Critic James Agee writing in The Nation in 1946 stated, "I have never been in Buenos Aires, and I have known few fascists or even people who pretended to be or thought they were—though I know any number who think they aren't—but in casting, business, setting, and, with few exceptions, writing and costuming the picture consistently convinced and excited me." In a review of the film, Channel 4 wrote, "Consolidating his transformation from soft tenor to hard-boiled private eye in Dmytryk's Murder My Sweet the year before, Powell is even more dour as a tough, cynical loner in search of the man who killed his French wife during the Second World War...The noir atmosphere is sustained well throughout."
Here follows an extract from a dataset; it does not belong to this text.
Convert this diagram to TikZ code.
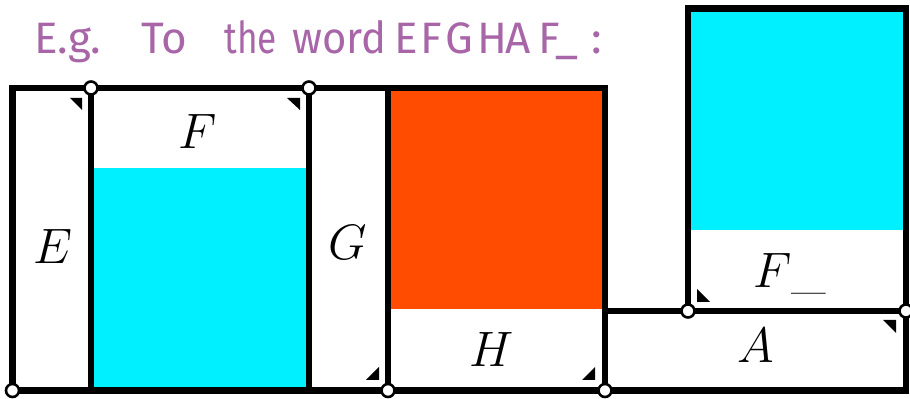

The Classic Film Guide calls the film a mess in their review, "The plot is so confusing, with so many twists and turns, you'll get whiplash trying to keep up, if you're even interested enough to try. Plus, if you've ever read a Robert Ludlum novel (particularly The Rhinemann Exchange), you'll be sorely disappointed in the intelligence (and one-dimensional nature) of Powell's character, and the route he takes to enact his revenge."

==Home media==
Warner Bros. released the film on DVD on July 13, 2010, in its Film Noir Classic Collection, Vol. 5.

Has been shown on the Turner Classic Movies show 'Noir Alley' with Eddie Muller.